La otra cara de la medalla (sin buscar la analogía obvia) presentaba un Ecuador que celebraba lleno de regocijo el oro en redes sociales, aplaudiendo y comentando a rabiar semejante triunfo, pero fundamentalmente ignorante en lo que hay detrás del sacrificio personal (y en esto no me refiero al sacrificio deportivo) que tienen que hacer los atletas ecuatorianos para ser vistos o tomados en cuenta. Cuando -a ese nivel- triunfamos, tenemos (allí sí, todos) la capacidad de reconocer los logros de un atleta, pero la bulla se acalla hasta la siguiente vez que alguien logre una hazaña.

¿Se acuerdan de los zapatos de Glenda Morejón, quien ganó oro también en el mundial del 2017 en los 5 k de marcha?

Obviamente no faltaron los comentarios -cargados de ignorancia, que algo de indulgencia merecen igual precisamente por ello- de que la actitud de Carapaz era antipatriótica... pero ¿de qué patriotismo hablamos, si tiene que entrenar en Colombia?

Yo, ese sentimiento de frustración y de abandono -guardando todas las distancias abismales del caso- lo conozco bien. No tengo ningún logro deportivo que le interese a nadie, pero los que me conocen, saben que soy corredor desde hace más de 20 años y he vivido corriendo en las calles de la ciudad, esquivando autos y respirando CO2. Pero allí he seguido (alguna vez, mientras corría, me golpeó un auto que no respetó una luz roja). Los que me conocen mejor, saben que mis tiempos de maratón no eran tan malos. Y ya el que me conoce más, y tiene ya más detalles, pudiera incluso cuestionarme el no haber llegado jamás a la meta de alguna de mis maratones o ultramaratones arropado con una bandera ecuatoriana.

Respeto con categórica furia al que se envuelve con la bandera para cruzar una meta, o al alcanzar un logro.

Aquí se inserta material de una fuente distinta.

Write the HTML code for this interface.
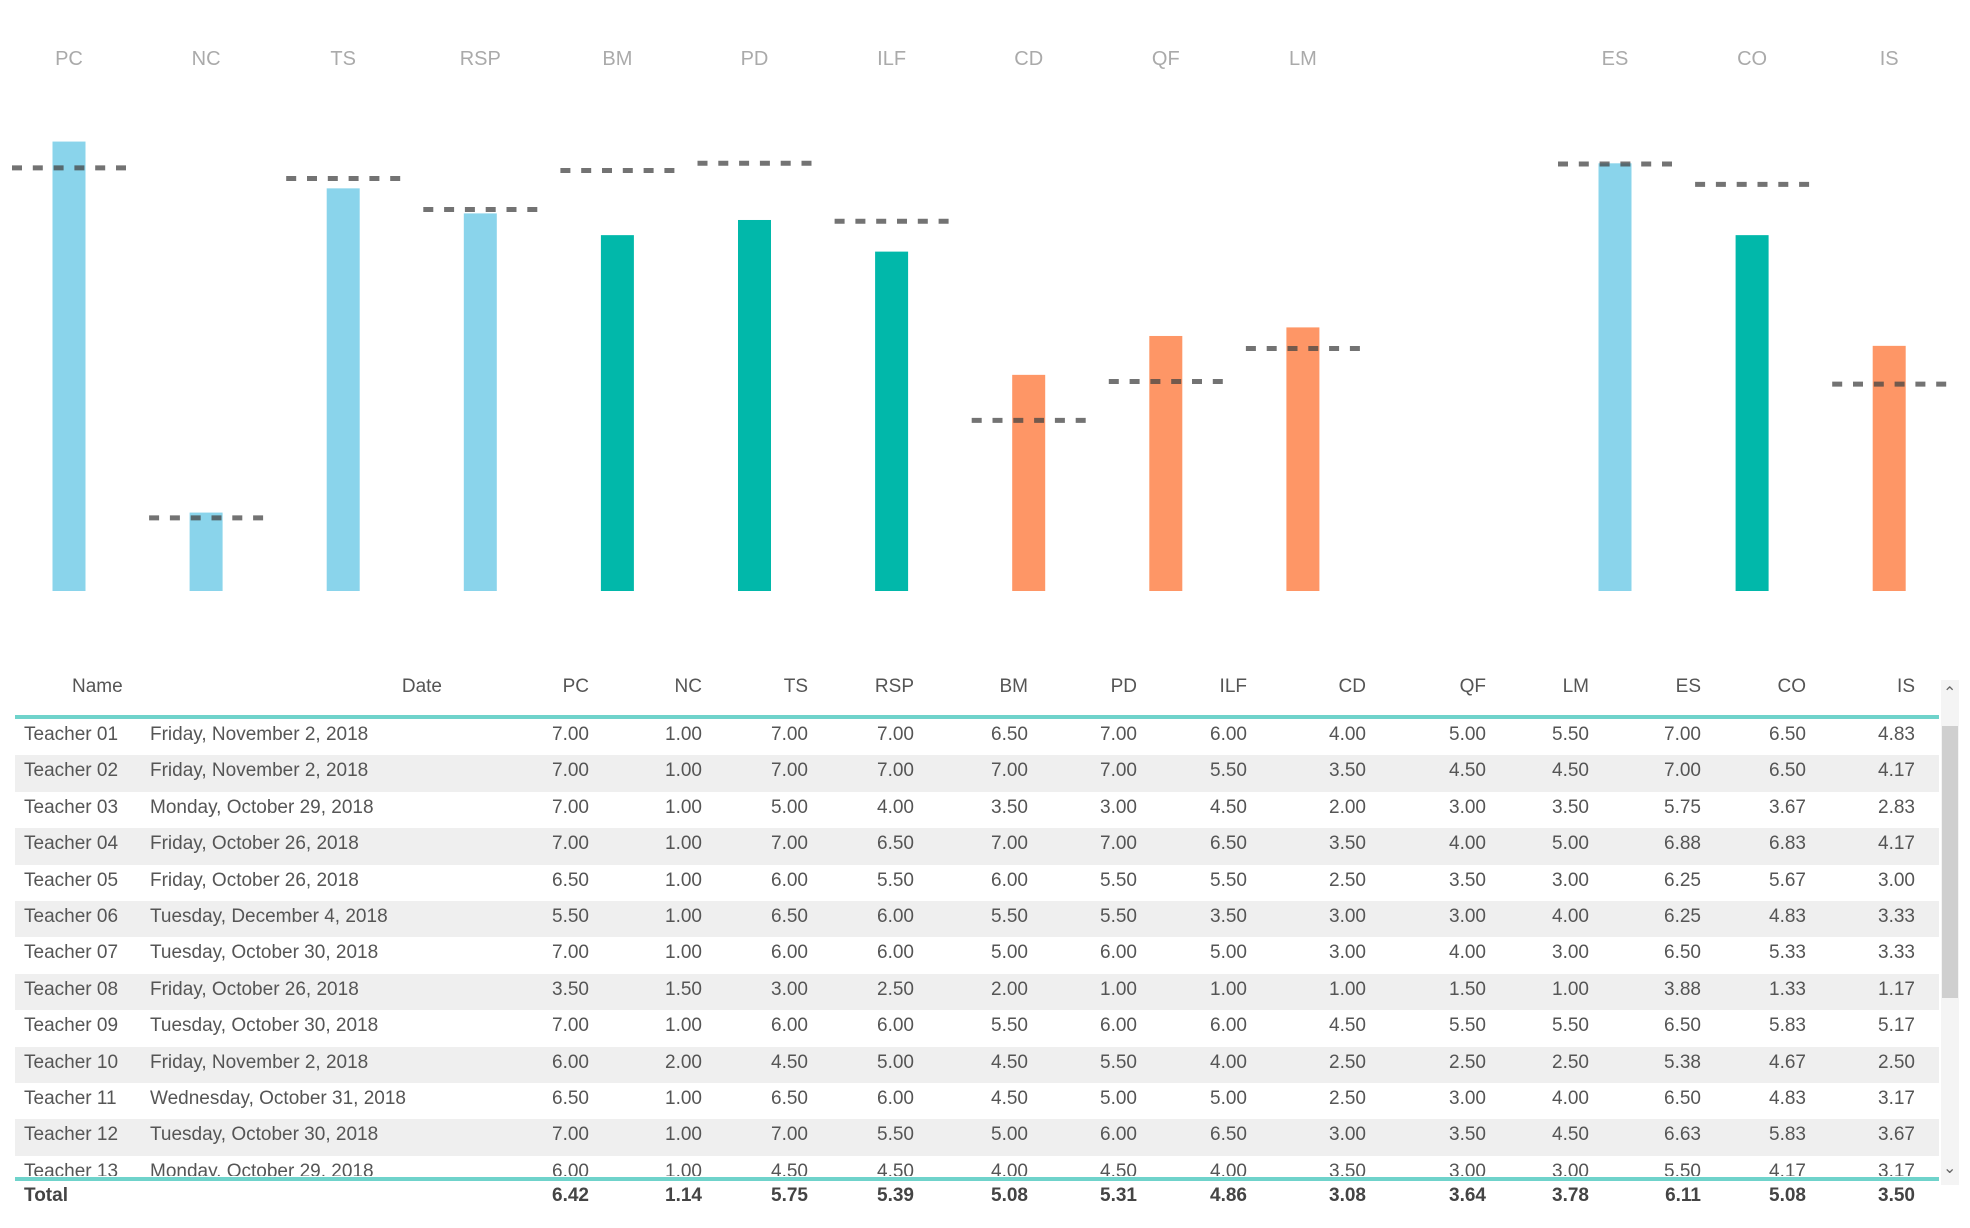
<!DOCTYPE html>
<html><head><meta charset="utf-8">
<style>
html,body{margin:0;padding:0;background:#fff;}
body{width:1970px;height:1228px;position:relative;overflow:hidden;font-family:"Liberation Sans",sans-serif;}
#chart{position:absolute;left:0;top:0;}
.cell{position:absolute;white-space:nowrap;font-size:19px;color:#555;}
.hdr{position:absolute;white-space:nowrap;font-size:19px;color:#555;top:676px;}
#rows{position:absolute;left:15px;top:719px;width:1924px;height:457px;overflow:hidden;}
.row{position:absolute;left:0;width:1924px;height:36.4px;}
</style></head>
<body>
<svg id="chart" width="1970" height="640"></svg>
<div id="table">
  <div id="hdrs"></div>
  <div style="position:absolute;left:15px;top:715px;width:1924px;height:4px;background:#6fd3cb"></div>
  <div id="rows"></div>
  <div style="position:absolute;left:15px;top:1177px;width:1924px;height:4px;background:#6fd3cb"></div>
  <div id="total"></div>
  <div style="position:absolute;left:1941px;top:680px;width:18px;height:505px;background:#f4f4f4"></div>
  <div style="position:absolute;left:1942px;top:726px;width:16px;height:272px;background:#cfcfcf"></div>
  <div style="position:absolute;left:1943px;top:683px;font-size:16px;color:#666">&#8963;</div>
  <div style="position:absolute;left:1943px;top:1158px;font-size:16px;color:#666">&#8964;</div>
</div>
<script>
const categories = ["PC","NC","TS","RSP","BM","PD","ILF","CD","QF","LM","ES","CO","IS"];
const barValues = [6.82,1.19,6.11,5.73,5.40,5.63,5.15,3.28,3.87,4.00,6.49,5.40,3.72];
const targetValues = [6.42,1.11,6.26,5.79,6.38,6.49,5.61,2.59,3.18,3.68,6.48,6.17,3.14];
const barColors = ["#8AD4EB","#8AD4EB","#8AD4EB","#8AD4EB","#01B8AA","#01B8AA","#01B8AA","#FE9666","#FE9666","#FE9666","#8AD4EB","#01B8AA","#FE9666"];

const names = ["Teacher 01","Teacher 02","Teacher 03","Teacher 04","Teacher 05","Teacher 06","Teacher 07","Teacher 08","Teacher 09","Teacher 10","Teacher 11","Teacher 12","Teacher 13"];
const dates = ["Friday, November 2, 2018","Friday, November 2, 2018","Monday, October 29, 2018","Friday, October 26, 2018","Friday, October 26, 2018","Tuesday, December 4, 2018","Tuesday, October 30, 2018","Friday, October 26, 2018","Tuesday, October 30, 2018","Friday, November 2, 2018","Wednesday, October 31, 2018","Tuesday, October 30, 2018","Monday, October 29, 2018"];
const scores = [
["7.00","1.00","7.00","7.00","6.50","7.00","6.00","4.00","5.00","5.50","7.00","6.50","4.83"],
["7.00","1.00","7.00","7.00","7.00","7.00","5.50","3.50","4.50","4.50","7.00","6.50","4.17"],
["7.00","1.00","5.00","4.00","3.50","3.00","4.50","2.00","3.00","3.50","5.75","3.67","2.83"],
["7.00","1.00","7.00","6.50","7.00","7.00","6.50","3.50","4.00","5.00","6.88","6.83","4.17"],
["6.50","1.00","6.00","5.50","6.00","5.50","5.50","2.50","3.50","3.00","6.25","5.67","3.00"],
["5.50","1.00","6.50","6.00","5.50","5.50","3.50","3.00","3.00","4.00","6.25","4.83","3.33"],
["7.00","1.00","6.00","6.00","5.00","6.00","5.00","3.00","4.00","3.00","6.50","5.33","3.33"],
["3.50","1.50","3.00","2.50","2.00","1.00","1.00","1.00","1.50","1.00","3.88","1.33","1.17"],
["7.00","1.00","6.00","6.00","5.50","6.00","6.00","4.50","5.50","5.50","6.50","5.83","5.17"],
["6.00","2.00","4.50","5.00","4.50","5.50","4.00","2.50","2.50","2.50","5.38","4.67","2.50"],
["6.50","1.00","6.50","6.00","4.50","5.00","5.00","2.50","3.00","4.00","6.50","4.83","3.17"],
["7.00","1.00","7.00","5.50","5.00","6.00","6.50","3.00","3.50","4.50","6.63","5.83","3.67"],
["6.00","1.00","4.50","4.50","4.00","4.50","4.00","3.50","3.00","3.00","5.50","4.17","3.17"]];
const totals = ["6.42","1.14","5.75","5.39","5.08","5.31","4.86","3.08","3.64","3.78","6.11","5.08","3.50"];

// chart
const NS="http://www.w3.org/2000/svg";
const svg=document.getElementById('chart');
const baseY=591, unit=65.9, x0=69, step=137.1, gap=175, barW=33, dashW=114;
function xScale(i){return x0+i*step+(i>=10?gap:0);}
function yScale(v){return baseY-v*unit;}
categories.forEach((c,i)=>{
  const cx=xScale(i);
  const t=document.createElementNS(NS,'text');
  
  
  t.setAttribute('x',cx);t.setAttribute('y',65);t.setAttribute('text-anchor','middle');
  t.setAttribute('font-size','20');t.setAttribute('fill','#aaa');t.setAttribute('font-family','Liberation Sans, sans-serif');
  t.textContent=c;svg.appendChild(t);
  const r=document.createElementNS(NS,'rect');
  
  
  r.setAttribute('x',cx-barW/2);r.setAttribute('y',yScale(barValues[i]));
  r.setAttribute('width',barW);r.setAttribute('height',baseY-yScale(barValues[i]));
  r.setAttribute('fill',barColors[i]);svg.appendChild(r);
});
categories.forEach((c,i)=>{
  const cx=xScale(i), y=yScale(targetValues[i]);
  const l=document.createElementNS(NS,'line');
  
  
  l.setAttribute('x1',cx-dashW/2);l.setAttribute('x2',cx+dashW/2);
  l.setAttribute('y1',y);l.setAttribute('y2',y);
  l.setAttribute('stroke','#444');l.setAttribute('stroke-opacity','0.75');
  l.setAttribute('stroke-width','5');l.setAttribute('stroke-dasharray','10 10.8');
  svg.appendChild(l);
});

// table
const colRight=[589,702,808,914,1028,1137,1247,1366,1486,1589,1701,1806,1915];
const hdrs=document.getElementById('hdrs');
function hdr(txt,style,name){const d=document.createElement('div');d.className='hdr';d.textContent=txt;d.setAttribute('style',style);


hdrs.appendChild(d);}
hdr('Name','left:72px','name-column-header');
hdr('Date','right:'+(1970-442)+'px','date-column-header');
categories.forEach((c,i)=>hdr(c,'right:'+(1970-colRight[i])+'px',c.toLowerCase()+'-column-header'));
const rows=document.getElementById('rows');
names.forEach((n,r)=>{
  const row=document.createElement('div');row.className='row';
  
  
  row.style.top=(r*36.4)+'px';if(r%2==1)row.style.background='#efefef';
  let h='<div class="cell" style="left:9px;top:5px">'+n+'</div><div class="cell" style="left:135px;top:5px">'+dates[r]+'</div>';
  scores[r].forEach((v,i)=>{h+='<div class="cell" style="right:'+(1939-colRight[i])+'px;top:5px">'+v+'</div>';});
  row.innerHTML=h;rows.appendChild(row);
});
const tot=document.getElementById('total');
let th='<div class="cell" style="left:24px;top:1185px;font-weight:bold;color:#444">Total</div>';
totals.forEach((v,i)=>{th+='<div class="cell" style="right:'+(1970-colRight[i])+'px;top:1185px;font-weight:bold;color:#444">'+v+'</div>';});
tot.innerHTML=th;
</script>
</body></html>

Lo aplaudo. Pero es una decisión personal, y ese no soy yo. Este país no ha hecho (casi) nada por mi deporte, y creo que, en buena medida, mis colegas ciclistas pueden decir lo mismo en lo que a ellos atañe, así que -para bien o para mal- mientras las cosas no cambien, mis logros deportivos (aunque sean tan silenciosos como cruzar la meta de una carrera de 160 k) son solamente míos.

Somos lo que somos, y en este país lo único que importa es el fútbol. A pesar de que las verdaderas glorias deportivas de Ecuador jamás han llegado -ni de lejos- por ese lado. Más bien ese camino al que vertimos todo el interés que tenemos, está sembrado con las cruces de fracaso y del olvido.